Studio album by Elephant Man
- Released: April 8, 2008
- Genre: Dancehall, hip hop
- Label: VP; Bad Boy; Atlantic;
- Producer: Diddy Chris Chin Harve Pierre Willie Daniels Rupert "Q 45" Blake J. R. Rotem Swizz Beatz

Elephant Man chronology
| Good 2 Go (2003) | Let's Get Physical (2008) |  |

Singles from Let's Get Physical
- "Five-O" Released: April 24, 2007; "Feel the Steam" Released: April 14, 2008;

= Let's Get Physical =

Let's Get Physical is the sixth studio album by Jamaican musician Elephant Man released on Bad Boy in 2008.

The first single from the album, "Five-O" features Wyclef Jean.

The song "Willie Bounce" appeared on several mixtapes in early 2006. Elephant Man borrowed the first few bars from "I Will Survive" by Gloria Gaynor.

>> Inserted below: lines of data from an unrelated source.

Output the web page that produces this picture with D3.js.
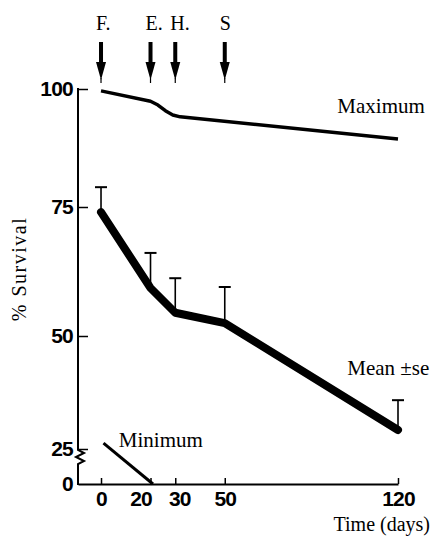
<!DOCTYPE html>
<html>
<head>
<meta charset="utf-8">
<script src="https://cdn.jsdelivr.net/npm/d3@7"></script>
<style>
  body { margin: 0; background: #fff; }
  svg { display: block; }
</style>
</head>
<body>
<svg id="chart" width="433" height="537"></svg>
<script>
// values
const meanDays = [0, 20, 30, 50, 120]
const meanSurvival = [74.0, 59.3, 54.5, 52.5, 29.2]
const meanSe = [5.2, 6.8, 6.7, 7.0, 6.6]

const maxDays = [0, 20, 23, 26, 29, 32, 120]
const maxSurvival = [99.6, 97.4, 96.6, 95.4, 94.5, 94.1, 89.4]

const minDays = [1, 21]
const minSurvival = [26.3, 0]

const eventDays = [0, 20, 30, 50]
const eventLabels = ["F.", "E.", "H.", "S"]

const xTicks = [0, 20, 30, 50, 120]
const yTicks = [0, 25, 50, 75, 100]

const serif = "'Liberation Serif', 'Times New Roman', serif"
const sans = "'Liberation Sans', Arial, sans-serif"

const svg = d3.select("#chart")

const x = d3.scaleLinear()
    .domain([-9.3, 120])
    .range([78, 398])

// the original axis is hand drawn, so the spacing is a bit uneven
const y = d3.scaleLinear()
    .domain(yTicks)
    .range([484, 449, 336, 207, 89])

// x axis, ticks pointing up into the plot
const xAxis = svg.append("g")
    .attr("transform", `translate(0,${y(0)})`)
    .call(d3.axisBottom(x)
        .tickValues(xTicks)
        .tickSizeInner(-6)
        .tickSizeOuter(0)
        .tickPadding(7))
xAxis.select(".domain").attr("stroke-width", 2)
xAxis.selectAll(".tick line").attr("stroke-width", 1.5)
xAxis.selectAll(".tick text")
    .attr("dx", d => d === 20 ? -10 : d === 30 ? 4 : 0)
    .style("font-family", sans)
    .style("font-weight", "bold")
    .style("font-size", "21px")
    .style("letter-spacing", "-0.8px")
    .attr("fill", "#000")

// y axis, ticks pointing right
const yAxis = svg.append("g")
    .attr("transform", `translate(${x.range()[0]},0)`)
    .call(d3.axisLeft(y)
        .tickValues(yTicks)
        .tickSizeInner(-10)
        .tickSizeOuter(0)
        .tickPadding(5))
yAxis.select(".domain").remove()
yAxis.selectAll(".tick line")
    .attr("stroke-width", 1.5)
    .attr("display", d => d === 0 ? "none" : null)
yAxis.selectAll(".tick text")
    .style("font-family", sans)
    .style("font-weight", "bold")
    .style("font-size", "21px")
    .style("letter-spacing", "-0.8px")
    .attr("fill", "#000")

// axis line with the break between 0 and 25
const x0 = x.range()[0]
const yb = y(25)
svg.append("path")
    .attr("d", d3.line()([
        [x0, y(100) - 1], [x0, yb + 1], [x0 + 6, yb + 4], [x0 - 2, yb + 8],
        [x0 + 6, yb + 12], [x0, yb + 15], [x0, y(0) + 1]
    ]))
    .attr("fill", "none")
    .attr("stroke", "#000")
    .attr("stroke-width", 2)
    .attr("stroke-linejoin", "miter")

const line = d3.line()
    .x(d => x(d[0]))
    .y(d => y(d[1]))

// maximum
svg.append("path")
    .attr("d", line(d3.zip(maxDays, maxSurvival)))
    .attr("fill", "none")
    .attr("stroke", "#000")
    .attr("stroke-width", 3.5)
    .attr("stroke-linejoin", "round")

// minimum
svg.append("path")
    .attr("d", line(d3.zip(minDays, minSurvival)))
    .attr("fill", "none")
    .attr("stroke", "#000")
    .attr("stroke-width", 3)

// error bars (upper only)
const meanData = meanDays.map((d, i) => ({day: d, mean: meanSurvival[i], se: meanSe[i]}))
const bars = svg.append("g").selectAll("g")
    .data(meanData)
    .join("g")
bars.append("line")
    .attr("x1", d => x(d.day))
    .attr("x2", d => x(d.day))
    .attr("y1", d => y(d.mean))
    .attr("y2", d => y(d.mean + d.se))
    .attr("stroke", "#000")
    .attr("stroke-width", 1.6)
bars.append("line")
    .attr("x1", d => x(d.day) - 6)
    .attr("x2", d => x(d.day) + 6)
    .attr("y1", d => y(d.mean + d.se))
    .attr("y2", d => y(d.mean + d.se))
    .attr("stroke", "#000")
    .attr("stroke-width", 2)

// mean
svg.append("path")
    .attr("d", line(d3.zip(meanDays, meanSurvival)))
    .attr("fill", "none")
    .attr("stroke", "#000")
    .attr("stroke-width", 8)
    .attr("stroke-linejoin", "round")
    .attr("stroke-linecap", "round")

// event arrows at the top
const arrows = svg.append("g").selectAll("g")
    .data(eventDays)
    .join("g")
    .attr("transform", d => `translate(${x(d)},0)`)
arrows.append("rect")
    .attr("x", -2)
    .attr("y", 42)
    .attr("width", 4)
    .attr("height", 22)
    .attr("fill", "#000")
arrows.append("path")
    .attr("d", "M-5,62L5,62L0,80Z")
    .attr("fill", "#000")
arrows.append("line")
    .attr("y1", 78)
    .attr("y2", 83)
    .attr("stroke", "#000")
    .attr("stroke-width", 1.2)
arrows.append("text")
    .attr("x", -5)
    .attr("y", 30)
    .text((d, i) => eventLabels[i])
    .attr("font-family", serif)
    .attr("font-size", "20px")

// series labels
const labels = [
    {text: "Maximum", day: 95.5, val: 95},
    {text: "Mean \u00b1se", day: 99.5, val: 41.4},
    {text: "Minimum", day: 7.2, val: 25.4}
]
svg.append("g").selectAll("text")
    .data(labels)
    .join("text")
    .attr("x", d => x(d.day))
    .attr("y", d => y(d.val))
    .text(d => d.text)
    .attr("font-family", serif)
    .attr("font-size", "21px")

// axis titles
svg.append("text")
    .attr("x", 430)
    .attr("y", 531)
    .attr("text-anchor", "end")
    .text("Time (days)")
    .attr("font-family", serif)
    .attr("font-size", "20px")

svg.append("text")
    .attr("transform", "translate(26,269) rotate(-90)")
    .attr("text-anchor", "middle")
    .text("% Survival")
    .attr("font-family", serif)
    .attr("font-size", "20px")
    .attr("letter-spacing", "1.5px")
</script>
</body>
</html>
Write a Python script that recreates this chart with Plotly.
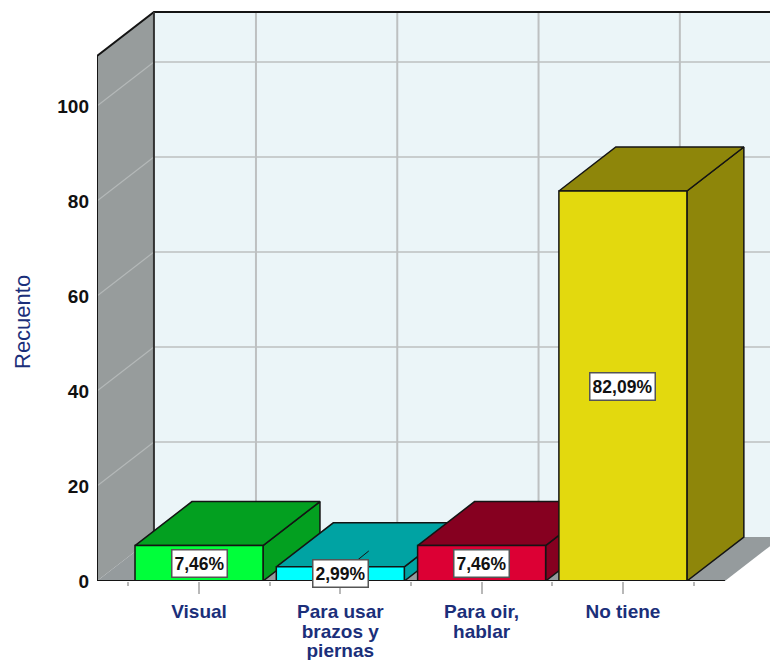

The second single "Jump" was released on November 6 and it features and was produced by Swizz Beatz.

Professional ratings
Review scores
| Source | Rating |
| Allmusic | Star |
| DJBooth.net | Star Half star |

== U.S track listing ==

| # | Title | Producer(s) | Featured guest(s) | Time |
|---|---|---|---|---|
| 1 | "Drop Dead" | Stephen "Di Genius" McGregor |  | 3:04 |
| 2 | "Dem Nah Ready" | Mark Pinnock |  | 3:41 |
| 3 | "Feel the Steam" | Willie Daniels & Andrew "Goldenchyl" Fennell | Chris Brown | 3:40 |
| 4 | "Throw Your Hands Up" | Richard "Richie D" Martin & Willie Daniels | Rihanna | 3:19 |
| 5 | "Five-O" | Wyclef Jean | Wyclef Jean & Diddy | 4:39 |
| 6 | "Jump" | Swizz Beatz |  | 3:08 |
| 7 | "Back That Thing on Me (Shake That)" | Mario Winans | Mario Winans | 3:12 |
| 8 | "Our World" | Trevor "Baby G" James | Demarco | 3:10 |
| 9 | "The Way We Roll (Remix)" | Willie Daniels | Busta Rhymes & Shaggy | 4:11 |
| 10 | "Sweep the Floor" | Stephen "Di Genius" McGregor |  | 3:19 |
| 11 | "Body Talk" | J. R. Rotem | Kat DeLuna & Jha Jha | 4:04 |
| 12 | "Who Wanna" | Swizz Beatz | Swizz Beatz | 3:09 |
| 13 | "Five-O (Remix)" | Wyclef Jean, Swizz Beatz | Wyclef Jean, Swizz Beatz, Assassin, Yung Joc, & Diddy | 4:05 |
| 14 | "Gully Creepa" | Sean 'Seannizzle' Reid |  | 3:26 |

== Japanese track listing ==

| # | Title | Producer(s) | Featured guest(s) | Time |
|---|---|---|---|---|
| 1 | "Ready Fi Di Video" | Mark Pinnock |  | 3:45 |
| 2 | "Drop Dead" | Stephen McGregor |  | 3:07 |
| 3 | "The Way We Roll" (Remix) | Cipha Sounds & Solitair | Busta Rhymes & Shaggy | 4:20 |
| 4 | "Willie Bounce" | Rupert "Q45" Blake |  | 4:10 |
| 5 | "Throw Your Hands Up" | Richard "Richie D" Martin & Willie Daniels | Rihanna | 3:22 |
| 6 | "Five-O" | Willie Daniels | Wyclef Jean & Diddy | 4:38 |
| 7 | "Gangster World" | Troyton Rami | Rehka | 3:01 |
| 8 | "Shake That Ass Is On Fire" | Rohan "Jah SnowCone" Fuller |  | 3:38 |
| 9 | "That La La" | Richard "Richie D" Martin | Mýa | 2:48 |
| 10 | "Like A Snake" | Richard "Richie D" Martin & Willie Daniels | Don Omar | 3:22 |
| 11 | "Wave Ya Rag" | Lil Jon |  | 3:42 |
| 12 | "Real Pimps" | Troyton Rami |  | 3:20 |
| 13 | "Five-O" (Remix) | Willie Daniels | Wyclef Jean, Swizz Beatz, Assassin, & Yung Joc | 4:07 |

- In the track "Like a Snake", Elephant Man reuses the lyrics from the song "Shake (Remix)" with the Ying Yang Twins and Pitbull.